| GOAL |
List all lines in the material below that contain "this".

| DATA SECTION |
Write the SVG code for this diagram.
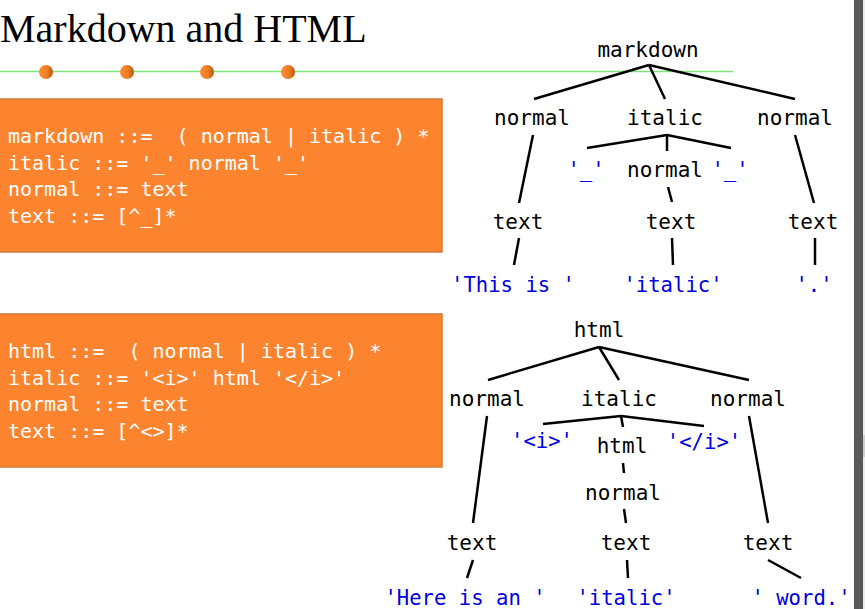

---

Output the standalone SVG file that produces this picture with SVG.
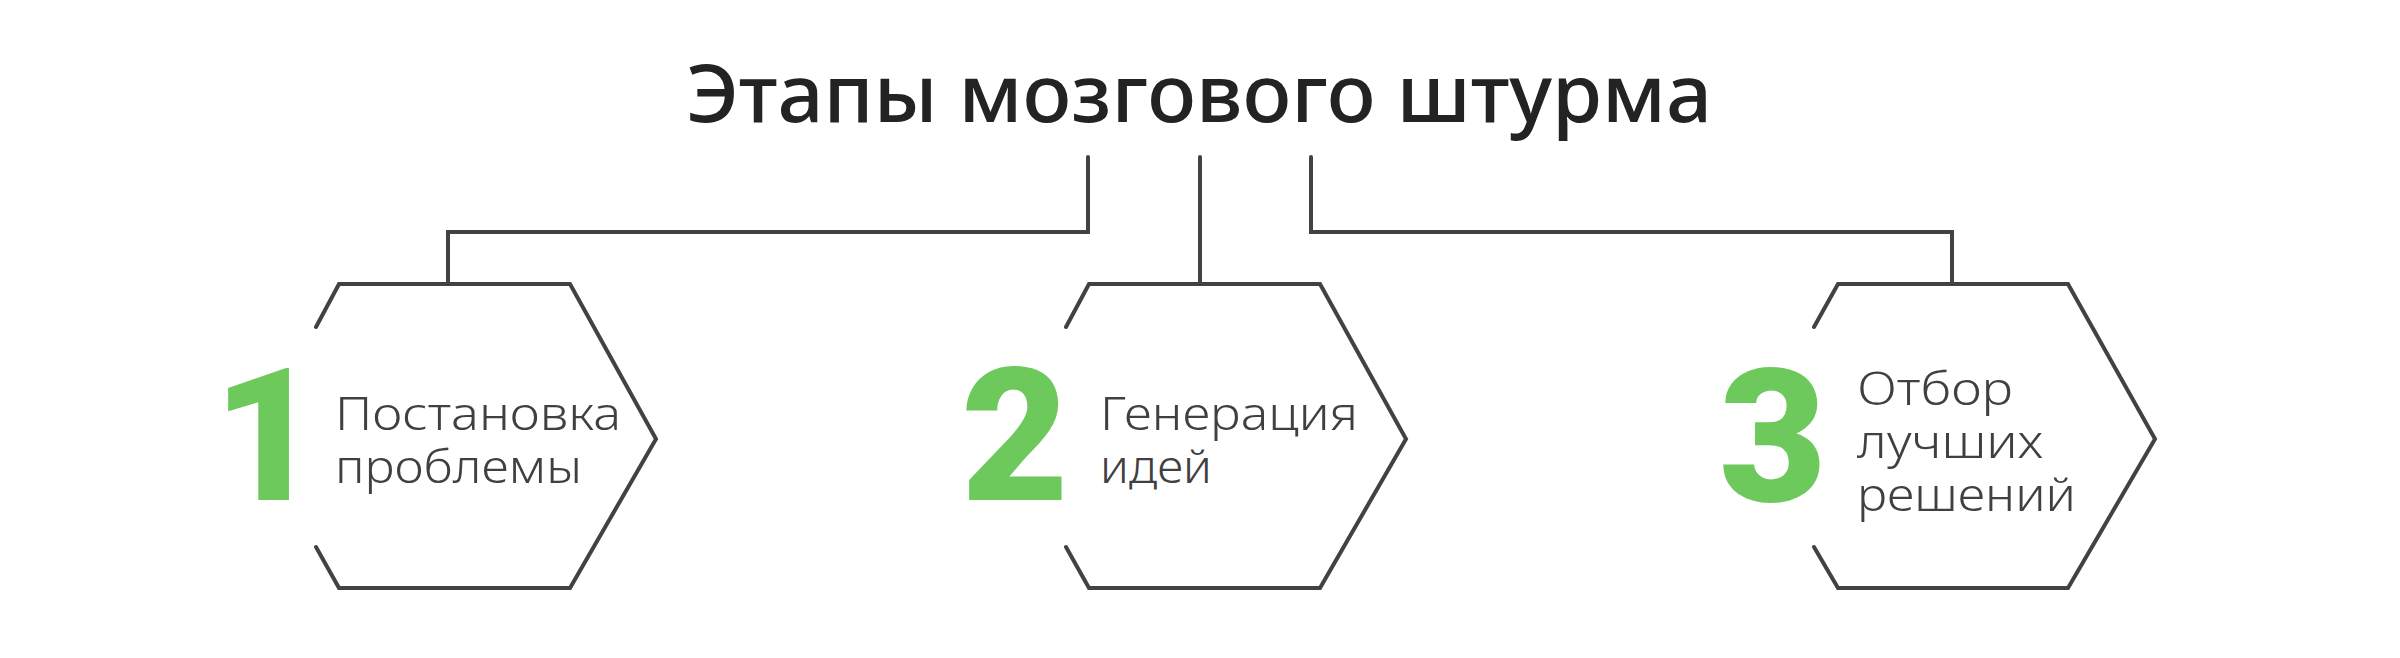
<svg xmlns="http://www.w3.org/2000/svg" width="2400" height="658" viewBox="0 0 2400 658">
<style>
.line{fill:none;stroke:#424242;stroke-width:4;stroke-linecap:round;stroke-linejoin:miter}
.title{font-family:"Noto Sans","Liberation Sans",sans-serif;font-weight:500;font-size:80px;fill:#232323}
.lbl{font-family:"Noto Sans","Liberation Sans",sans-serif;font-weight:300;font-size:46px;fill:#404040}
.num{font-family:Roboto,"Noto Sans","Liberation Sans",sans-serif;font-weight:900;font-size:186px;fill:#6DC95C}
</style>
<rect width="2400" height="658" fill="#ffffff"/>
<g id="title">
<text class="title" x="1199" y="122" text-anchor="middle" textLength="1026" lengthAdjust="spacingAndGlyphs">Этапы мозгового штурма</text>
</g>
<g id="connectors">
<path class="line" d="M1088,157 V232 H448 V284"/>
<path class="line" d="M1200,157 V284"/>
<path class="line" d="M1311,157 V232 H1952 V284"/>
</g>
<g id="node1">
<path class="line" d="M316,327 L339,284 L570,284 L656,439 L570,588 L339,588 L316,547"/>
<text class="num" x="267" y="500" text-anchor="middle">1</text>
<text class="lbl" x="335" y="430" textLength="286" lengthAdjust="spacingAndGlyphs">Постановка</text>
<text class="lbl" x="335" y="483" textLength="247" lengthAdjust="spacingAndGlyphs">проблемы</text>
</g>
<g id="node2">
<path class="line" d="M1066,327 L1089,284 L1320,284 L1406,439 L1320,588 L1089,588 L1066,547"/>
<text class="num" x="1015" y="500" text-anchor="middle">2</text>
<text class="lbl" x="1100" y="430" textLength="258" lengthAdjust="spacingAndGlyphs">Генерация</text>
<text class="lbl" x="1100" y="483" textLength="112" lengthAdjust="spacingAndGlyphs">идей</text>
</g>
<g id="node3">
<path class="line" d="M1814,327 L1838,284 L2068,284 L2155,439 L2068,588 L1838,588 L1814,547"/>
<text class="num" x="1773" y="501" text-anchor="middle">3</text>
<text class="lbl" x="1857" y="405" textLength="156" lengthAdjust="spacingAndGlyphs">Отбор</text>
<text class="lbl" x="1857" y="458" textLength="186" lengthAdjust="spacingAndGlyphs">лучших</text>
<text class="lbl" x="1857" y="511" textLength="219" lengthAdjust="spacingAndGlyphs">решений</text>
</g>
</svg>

| REPLY TO THE TASK |
Write the SVG code for this diagram.
Output the standalone SVG file that produces this picture with SVG.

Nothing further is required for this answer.